AIM: Retype every line from the start of the data down to and including the line with "[32.7, 34.4, 34.4];". Skip the pictures.

INFORMATION SUPPLIED:
________________________
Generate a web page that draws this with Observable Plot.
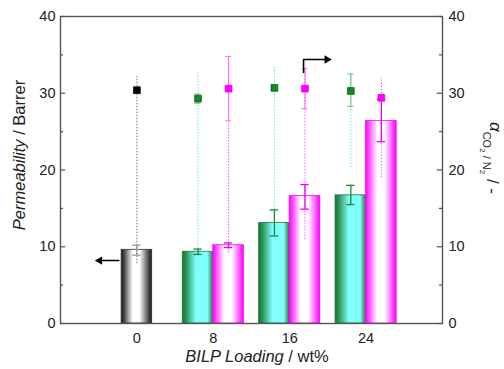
<!DOCTYPE html>
<html><head><meta charset="utf-8">
<script src="https://cdn.jsdelivr.net/npm/d3@7"></script>
<script src="https://cdn.jsdelivr.net/npm/@observablehq/plot@0.6"></script>
<style>body{margin:0;background:#fff;} svg{display:block}</style>
</head><body><div id="chart"></div>
<script>
// ---- data ----
const loadings     = [0, 8, 8, 16, 16, 24, 24];
const seriesKeys   = ["neat", "A", "B", "A", "B", "A", "B"];
const permeability = [9.6, 9.35, 10.2, 13.1, 16.6, 16.7, 26.4];
const permLow      = [8.9, 9.0, 9.9, 11.4, 14.9, 15.5, 23.7];
const permHigh     = [10.2, 9.7, 10.5, 14.8, 18.1, 18.0, 29.2];
const selectivity  = [30.4, 29.3, 30.6, 30.7, 30.6, 30.3, 29.4];
const selLow       = [30.4, 28.7, 26.4, 30.7, 28.0, 28.3, 29.4];
const selHigh      = [30.4, 29.9, 34.8, 30.7, 33.2, 32.5, 29.4];
const rangeLow     = [7.8, 6.7, 9.2, 11.3, 10.9, 20.3, 19.0];
const rangeHigh    = [32.4, 32.9, 34.8, 33.4, 33.3, 32.5, 32.0];
const xTicks       = [0, 8, 16, 24];
const yTicks       = [0, 10, 20, 30, 40];
const yMinorTicks  = [5, 15, 25, 35];
const leftArrowX   = [-1.9, -3.9];
const leftArrowY   = [8.2, 8.2];
const rightArrowX  = [17.45, 17.45, 19.9];
const rightArrowY  = [32.7, 34.4, 34.4];

// ---- styling ----
const offset = {neat: 0, A: -1.6, B: 1.6};
const half = 1.6, cap = 0.44, selCap = 0.32;
const sty = {
  neat: {grad: "url(#gNeat)", edge: "#333", range: "#8a8a8a", err: "#999", selErr: "#999", sq: "#000", sqStroke: "#000"},
  A:    {grad: "url(#gA)", edge: "#1d7a3a", range: "#7fe6e6", err: "#1d8a3a", selErr: "#6cc06c", sq: "#138a22", sqStroke: "#0b5e14"},
  B:    {grad: "url(#gB)", edge: "#ff00ff", range: "#ff6cff", err: "#ee00ee", selErr: "#ff66ff", sq: "#ff00ff", sqStroke: "#ee00ee"}
};
const rows = loadings.map((l, i) => ({x: l + offset[seriesKeys[i]], s: seriesKeys[i], i}));
const hasSelErr = rows.filter(d => selHigh[d.i] > selLow[d.i]);

const barMark = key => Plot.rect(rows.filter(d => d.s === key), {
  x1: d => d.x - half, x2: d => d.x + half, y1: d => 0, y2: d => permeability[d.i],
  fill: sty[key].grad, stroke: sty[key].edge, strokeWidth: 0.8
});

const svg = Plot.plot({
  width: 504, height: 369,
  marginLeft: 60, marginRight: 62, marginTop: 16, marginBottom: 46,
  x: {domain: [-8, 32]},
  y: {domain: [0, 40]},
  color: {type: "identity"},
  style: {fontFamily: "'Liberation Sans', Arial, sans-serif", fontSize: "14.5px", color: "#222", background: "#fff"},
  marks: [
    barMark("neat"), barMark("A"), barMark("B"),
    // dotted range lines
    Plot.ruleX(rows, {x: "x", y1: d => rangeLow[d.i], y2: d => rangeHigh[d.i],
      stroke: d => sty[d.s].range, strokeWidth: 1.2, strokeDasharray: "1.5 1.5"}),
    // permeability error bars
    Plot.ruleX(rows, {x: "x", y1: d => permLow[d.i], y2: d => permHigh[d.i], stroke: d => sty[d.s].err, strokeWidth: 1.3}),
    Plot.ruleY(rows, {y: d => permLow[d.i], x1: d => d.x - cap, x2: d => d.x + cap, stroke: d => sty[d.s].err, strokeWidth: 1.3}),
    Plot.ruleY(rows, {y: d => permHigh[d.i], x1: d => d.x - cap, x2: d => d.x + cap, stroke: d => sty[d.s].err, strokeWidth: 1.3}),
    // selectivity error bars
    Plot.ruleX(hasSelErr, {x: "x", y1: d => selLow[d.i], y2: d => selHigh[d.i], stroke: d => sty[d.s].selErr, strokeWidth: 1}),
    Plot.ruleY(hasSelErr, {y: d => selLow[d.i], x1: d => d.x - selCap, x2: d => d.x + selCap, stroke: d => sty[d.s].selErr, strokeWidth: 1}),
    Plot.ruleY(hasSelErr, {y: d => selHigh[d.i], x1: d => d.x - selCap, x2: d => d.x + selCap, stroke: d => sty[d.s].selErr, strokeWidth: 1}),
    // selectivity squares
    Plot.dot(rows, {x: "x", y: d => selectivity[d.i], symbol: "square", r: 3.8,
      fill: d => sty[d.s].sq, stroke: d => sty[d.s].sqStroke, strokeWidth: 0.8}),
    // arrows
    Plot.line(leftArrowX.map((x, k) => ({x, y: leftArrowY[k]})), {x: "x", y: "y", stroke: "#000", strokeWidth: 1.6}),
    Plot.dot([0], {x: leftArrowX[1], y: leftArrowY[1], symbol: "triangle", r: 3.1, rotate: -90, fill: "#000", stroke: "none"}),
    Plot.line(rightArrowX.map((x, k) => ({x, y: rightArrowY[k]})), {x: "x", y: "y", stroke: "#000", strokeWidth: 1.6}),
    Plot.dot([0], {x: rightArrowX[2], y: rightArrowY[2], symbol: "triangle", r: 3.1, rotate: 90, fill: "#000", stroke: "none"}),
    // frame and inward ticks
    Plot.frame({stroke: "#555", strokeWidth: 1.4}),
    Plot.ruleY(yTicks, {y: d => d, x1: -8, x2: -8 + 0.55, stroke: "#555", strokeWidth: 1.2}),
    Plot.ruleY(yMinorTicks, {y: d => d, x1: -8, x2: -8 + 0.32, stroke: "#555", strokeWidth: 1.2}),
    Plot.ruleY(yTicks, {y: d => d, x1: 32 - 0.55, x2: 32, stroke: "#555", strokeWidth: 1.2}),
    Plot.ruleY(yMinorTicks, {y: d => d, x1: 32 - 0.32, x2: 32, stroke: "#555", strokeWidth: 1.2}),
    // axes
    Plot.axisX(xTicks, {anchor: "bottom", tickSize: 0, tickPadding: 9, tickFormat: d => d, label: null}),
    Plot.axisY(yTicks, {anchor: "left", tickSize: 0, tickPadding: 5, tickFormat: d => d, label: null}),
    Plot.axisY(yTicks, {anchor: "right", tickSize: 0, tickPadding: 6, tickFormat: d => d, label: null})
  ]
});

// gradients for the bars
const s = d3.select(svg);
const defs = s.insert("defs", ":first-child");
function grad(id, stops) {
  const g = defs.append("linearGradient").attr("id", id).attr("x1", "0").attr("x2", "1").attr("y1", "0").attr("y2", "0");
  stops.forEach(([o, c]) => g.append("stop").attr("offset", o).attr("stop-color", c));
}
grad("gNeat", [[0, "#1a1a1a"], [0.08, "#3a3a3a"], [0.38, "#ffffff"], [0.6, "#ffffff"], [0.9, "#4a4a4a"], [1, "#1a1a1a"]]);
grad("gA", [[0, "#1b7434"], [0.12, "#2a9050"], [0.45, "#80ffff"], [0.82, "#80ffff"], [0.95, "#3aa068"], [1, "#1b7434"]]);
grad("gB", [[0, "#ff00ff"], [0.1, "#ff40ff"], [0.38, "#ffffff"], [0.62, "#ffffff"], [0.9, "#ff40ff"], [1, "#ff00ff"]]);

// axis titles
const font = "'Liberation Sans', Arial, sans-serif";
const yl = s.append("text").attr("transform", "translate(25,155) rotate(-90)")
  .attr("text-anchor", "middle").attr("font-family", font).attr("font-size", 16.5).attr("fill", "#222");
yl.append("tspan").attr("font-style", "italic").text("Permeability");
yl.append("tspan").text(" / Barrer");

const xl = s.append("text").attr("x", 257).attr("y", 362)
  .attr("text-anchor", "middle").attr("font-family", font).attr("font-size", 16.5).attr("fill", "#222");
xl.append("tspan").attr("font-style", "italic").text("BILP Loading");
xl.append("tspan").text(" / wt%");

const rl = s.append("text").attr("transform", "translate(490,158) rotate(90)")
  .attr("text-anchor", "middle").attr("font-family", font).attr("font-size", 17).attr("fill", "#222");
rl.append("tspan").attr("font-style", "italic").text("α");
rl.append("tspan").attr("font-size", 11).attr("dy", 7).text("CO");
rl.append("tspan").attr("font-size", 8).attr("dy", 3).text("2");
rl.append("tspan").attr("font-size", 11).attr("dy", -3).text(" / N");
rl.append("tspan").attr("font-size", 8).attr("dy", 3).text("2");
rl.append("tspan").attr("dy", -7).text(" / -");

document.getElementById("chart").appendChild(svg);
</script>
</body></html>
________________________
ANSWER FOR THIS EXERCISE:
Generate a web page that draws this with Observable Plot.
<!DOCTYPE html>
<html><head><meta charset="utf-8">
<script src="https://cdn.jsdelivr.net/npm/d3@7"></script>
<script src="https://cdn.jsdelivr.net/npm/@observablehq/plot@0.6"></script>
<style>body{margin:0;background:#fff;} svg{display:block}</style>
</head><body><div id="chart"></div>
<script>
// ---- data ----
const loadings     = [0, 8, 8, 16, 16, 24, 24];
const seriesKeys   = ["neat", "A", "B", "A", "B", "A", "B"];
const permeability = [9.6, 9.35, 10.2, 13.1, 16.6, 16.7, 26.4];
const permLow      = [8.9, 9.0, 9.9, 11.4, 14.9, 15.5, 23.7];
const permHigh     = [10.2, 9.7, 10.5, 14.8, 18.1, 18.0, 29.2];
const selectivity  = [30.4, 29.3, 30.6, 30.7, 30.6, 30.3, 29.4];
const selLow       = [30.4, 28.7, 26.4, 30.7, 28.0, 28.3, 29.4];
const selHigh      = [30.4, 29.9, 34.8, 30.7, 33.2, 32.5, 29.4];
const rangeLow     = [7.8, 6.7, 9.2, 11.3, 10.9, 20.3, 19.0];
const rangeHigh    = [32.4, 32.9, 34.8, 33.4, 33.3, 32.5, 32.0];
const xTicks       = [0, 8, 16, 24];
const yTicks       = [0, 10, 20, 30, 40];
const yMinorTicks  = [5, 15, 25, 35];
const leftArrowX   = [-1.9, -3.9];
const leftArrowY   = [8.2, 8.2];
const rightArrowX  = [17.45, 17.45, 19.9];
const rightArrowY  = [32.7, 34.4, 34.4];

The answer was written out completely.